Lawson: More than one Oscar night controversy


The 89th annual Oscars will be held on Sunday, Feb. 26. 

Angelica Lawson

Sunday night at the 2017 Oscars included some highs, and then some lows. The wrong winner of Best Picture was announced, and, not quite as publicized, a man who has been accused of sexual harassment was awarded for his art.

The Oscars are a time-honored tradition where the Academy awards actors, actresses, producers, directors, makeup artists, costume designers, musicians and any other profession that is related to the film industry for their year’s past work.

Casey Affleck won the 2017 Oscar for Best Actor for his part in the film “Manchester By The Sea.” Affleck, who has been accused of sexually harassing two women from the set of the 2010 film “I’m Still Here,” seemed to be unperturbed by the allegations brought against him.

Affleck’s victims have described allegedly similar experiences, in that they both refused his advances, and then things got ugly. In the first case brought against him, Affleck was accused of entering one woman’s bedroom and lying next to her in his shirt and underwear, trying to convince her to engage in sexual activities with him. After she managed to get him out of her room, he enlisted the help of his fellow cast mates to intimidate and harass her to the point where she quit the project. 

In the second case, a woman who worked on the same film with Affleck as the first victim refused to share a hotel room with Affleck. She later received abusive texts from him and also quit the project.

The problem that arises from this situation is how can someone who leads such a disgraceful private life be awarded in his professional life? Why is it acceptable to separate one aspect of a person that is dark from their success? Affleck, like many other men in the Hollywood lifestyle, are not held to the same standards as non-public figures, and that’s not OK.
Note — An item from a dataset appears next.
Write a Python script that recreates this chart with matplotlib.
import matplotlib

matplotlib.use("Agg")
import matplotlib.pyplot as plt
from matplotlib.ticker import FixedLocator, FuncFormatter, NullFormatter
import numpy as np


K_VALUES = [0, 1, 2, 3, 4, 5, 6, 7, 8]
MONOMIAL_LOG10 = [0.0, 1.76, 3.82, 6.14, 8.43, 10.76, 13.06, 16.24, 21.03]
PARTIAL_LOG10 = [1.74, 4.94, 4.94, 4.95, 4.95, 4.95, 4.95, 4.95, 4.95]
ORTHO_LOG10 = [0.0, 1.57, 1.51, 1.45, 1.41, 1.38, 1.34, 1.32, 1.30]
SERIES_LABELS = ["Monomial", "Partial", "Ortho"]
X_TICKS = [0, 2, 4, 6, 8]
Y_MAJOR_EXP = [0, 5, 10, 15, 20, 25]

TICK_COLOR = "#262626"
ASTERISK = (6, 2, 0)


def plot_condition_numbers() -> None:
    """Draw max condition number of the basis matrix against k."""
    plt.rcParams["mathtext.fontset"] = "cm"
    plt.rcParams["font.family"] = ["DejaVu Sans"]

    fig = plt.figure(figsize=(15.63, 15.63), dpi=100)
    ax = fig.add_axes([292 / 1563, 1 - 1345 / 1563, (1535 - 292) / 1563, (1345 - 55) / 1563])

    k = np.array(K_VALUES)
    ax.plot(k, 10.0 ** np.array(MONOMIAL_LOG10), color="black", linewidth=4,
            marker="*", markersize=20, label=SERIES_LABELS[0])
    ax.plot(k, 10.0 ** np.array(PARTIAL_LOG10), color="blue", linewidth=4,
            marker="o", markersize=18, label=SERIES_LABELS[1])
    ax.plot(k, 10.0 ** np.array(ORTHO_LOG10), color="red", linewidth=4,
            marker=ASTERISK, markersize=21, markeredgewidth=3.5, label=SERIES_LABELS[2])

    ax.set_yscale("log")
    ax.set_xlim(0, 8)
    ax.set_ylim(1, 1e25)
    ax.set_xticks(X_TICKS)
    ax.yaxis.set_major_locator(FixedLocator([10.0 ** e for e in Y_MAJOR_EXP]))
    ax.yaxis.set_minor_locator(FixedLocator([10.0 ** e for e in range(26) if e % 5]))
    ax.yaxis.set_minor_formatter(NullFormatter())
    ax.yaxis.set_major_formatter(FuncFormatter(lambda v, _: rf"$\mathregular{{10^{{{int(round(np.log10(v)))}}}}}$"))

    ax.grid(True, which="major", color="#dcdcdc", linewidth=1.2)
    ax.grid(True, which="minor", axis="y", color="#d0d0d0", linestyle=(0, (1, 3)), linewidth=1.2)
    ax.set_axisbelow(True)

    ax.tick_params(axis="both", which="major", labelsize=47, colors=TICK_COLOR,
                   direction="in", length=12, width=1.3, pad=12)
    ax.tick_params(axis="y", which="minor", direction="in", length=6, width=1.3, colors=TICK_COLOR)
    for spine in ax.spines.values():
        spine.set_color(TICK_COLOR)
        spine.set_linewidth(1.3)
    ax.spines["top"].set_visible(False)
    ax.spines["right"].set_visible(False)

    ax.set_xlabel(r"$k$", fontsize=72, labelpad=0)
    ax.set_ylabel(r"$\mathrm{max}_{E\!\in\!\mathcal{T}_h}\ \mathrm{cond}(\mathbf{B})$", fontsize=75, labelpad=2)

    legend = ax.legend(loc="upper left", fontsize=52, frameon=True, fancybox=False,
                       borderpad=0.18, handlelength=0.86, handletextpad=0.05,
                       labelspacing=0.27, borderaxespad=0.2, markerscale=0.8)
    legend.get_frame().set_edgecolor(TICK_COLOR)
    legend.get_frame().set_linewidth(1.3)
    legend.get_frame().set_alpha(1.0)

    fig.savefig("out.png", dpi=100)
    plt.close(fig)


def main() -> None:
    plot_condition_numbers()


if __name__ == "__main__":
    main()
It is not OK to reward these people who choose to victimize their co-workers, their partners or any other human being.

Affleck is not the only man to receive this special and biased treatment. Mel Gibson, Woody Allen, Roman Polanski and Eminem have all been accused, convicted and yet still rewarded for their deplorable life choices. Gibson repeatedly verbally abused his ex-girlfriend, and those tapes were released, but he still won. Polanski was convicted of raping a child and won, and despite rapping repeatedly about the abusive relationship between him and his ex-wife, Eminem won. Allen, who has been accused by his daughter of raping her, won as well.
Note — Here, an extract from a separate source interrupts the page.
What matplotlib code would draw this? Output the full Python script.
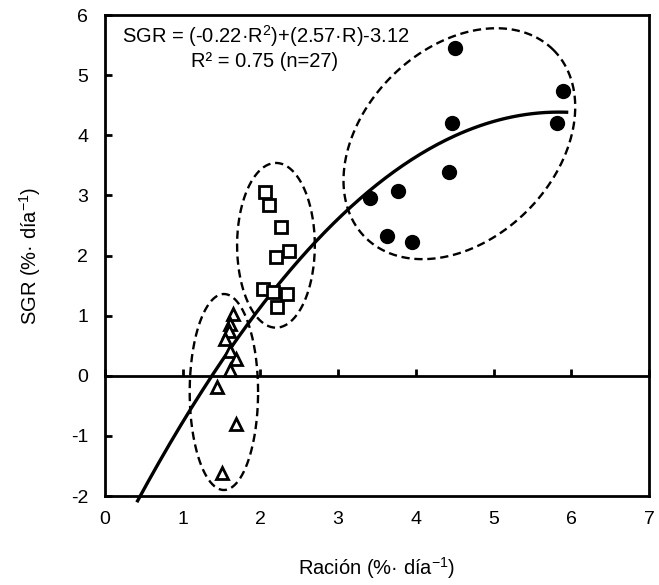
import matplotlib
matplotlib.use("Agg")
import matplotlib.pyplot as plt
import numpy as np

plt.rcParams['font.family'] = ['Liberation Sans', 'DejaVu Sans']
plt.rcParams['mathtext.fontset'] = 'custom'
plt.rcParams['mathtext.rm'] = 'Liberation Sans'
plt.rcParams['mathtext.it'] = 'Liberation Sans'
plt.rcParams['axes.unicode_minus'] = False

# ration (x) and SGR (y) for each group
tri_x = [1.65, 1.61, 1.59, 1.54, 1.61, 1.69, 1.61, 1.44, 1.69, 1.51]
tri_y = [1.03, 0.86, 0.75, 0.61, 0.42, 0.28, 0.09, -0.19, -0.80, -1.61]

sq_x = [2.06, 2.11, 2.27, 2.20, 2.37, 2.03, 2.16, 2.34, 2.21]
sq_y = [3.06, 2.84, 2.48, 1.97, 2.08, 1.45, 1.39, 1.36, 1.14]

circ_x = [4.50, 5.90, 5.81, 4.46, 4.43, 3.77, 3.41, 3.63, 3.95]
circ_y = [5.46, 4.74, 4.20, 4.21, 3.39, 3.07, 2.96, 2.32, 2.22]

# quadratic fit: SGR = a R^2 + b R + c
coef = [-0.22, 2.57, -3.12]
fit_range = [0.42, 5.94]

xticks = [0, 1, 2, 3, 4, 5, 6, 7]
yticks = [-2, -1, 0, 1, 2, 3, 4, 5, 6]

fig = plt.figure(figsize=(6.59, 5.85), dpi=100)
ax = fig.add_axes([0.1593, 0.1521, 0.8255, 0.8222])
ax.set_xlim(0, 7)
ax.set_ylim(-2, 6)

for s in ax.spines.values():
    s.set_linewidth(2.0)

ax.set_xticks(xticks)
ax.set_yticks(yticks)
ax.tick_params(axis='x', length=0, pad=11, labelsize=14)
ax.tick_params(axis='y', direction='in', length=5, width=2, pad=12, labelsize=14)

# zero line with ticks
sec = ax.secondary_xaxis(0.25)
sec.set_xticks(xticks)
sec.tick_params(axis='x', direction='in', length=5, width=2, labelbottom=False, labeltop=False)
for s in sec.spines.values():
    s.set_linewidth(2.0)

xf = np.linspace(fit_range[0], fit_range[1], 200)
ax.plot(xf, np.polyval(coef, xf), color='k', lw=2.4, clip_on=False, zorder=3)

ax.plot(circ_x, circ_y, 'o', color='k', ms=10, zorder=4)
ax.plot(sq_x, sq_y, 's', mfc='white', mec='k', mew=2.0, ms=8.5, zorder=4)
ax.plot(tri_x, tri_y, '^', mfc='white', mec='k', mew=2.0, ms=9, zorder=4)


def dashed_ellipse(cx, cy, m):
    t = np.linspace(0, 2 * np.pi, 300)
    ex = cx + m[0][0] * np.cos(t) + m[0][1] * np.sin(t)
    ey = cy + m[1][0] * np.cos(t) + m[1][1] * np.sin(t)
    ax.plot(ex, ey, color='k', lw=1.7, ls=(0, (3.5, 2)), zorder=2)


dashed_ellipse(1.53, -0.27, [[0.44, 0.0], [0.0, 1.63]])
dashed_ellipse(2.20, 2.17, [[0.50, 0.0], [0.0, 1.37]])
dashed_ellipse(4.56, 3.86, [[1.21, -0.871], [1.56, 1.12]])

ax.text(0.031, 0.956, 'SGR = (-0.22·R$^2$)+(2.57·R)-3.12', transform=ax.transAxes,
        fontsize=14.5, ha='left', va='center')
ax.text(0.294, 0.904, 'R² = 0.75 (n=27)', transform=ax.transAxes,
        fontsize=14.5, ha='center', va='center')

ax.set_xlabel('Ración (%· día$^{-1}$)', fontsize=14.5, labelpad=19)
ax.set_ylabel('SGR (%· día$^{-1}$)', fontsize=14.5, labelpad=20)

fig.savefig('out.png', dpi=100)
It is no longer acceptable to turn a blind eye to the actions of men who choose to be disgraceful and violate those who are around them. Hollywood has done this for too long, and it is time that it holds these people accountable in the same way we would hold any of our neighbors accountable.

I know right now that if my roommate, father or friend knew someone who had been accused or convicted of any of these types of crimes, they would be exiled from our community, no longer accepted and removed from all contact. Why do we allow these people into our homes still, and why do we ultimately praise and support them by paying for their products? Because they are good actors? It is not enough to excel at a craft to be forgiven of all of your past indiscretions.

It is time that Hollywood sends a message to its leading men that if you cannot be worth our time offscreen, then you are not worth being on-screen. Separating art from the artist is a cop-out and should have never been introduced as a defense. You are what you do; there is no slicing pieces of yourself off and only being judged for the good parts.

The Academy should take these things into consideration when it hands out these awards, because there are certainly people who have held Oscars that don’t deserve the prestige and career boost that comes with one. You can make your voice heard by not watching these films and speaking against the crimes that have been committed. Let them know that there is no separation of private and personal when you are a public figure, and that they must be held to the same standards as everyone else.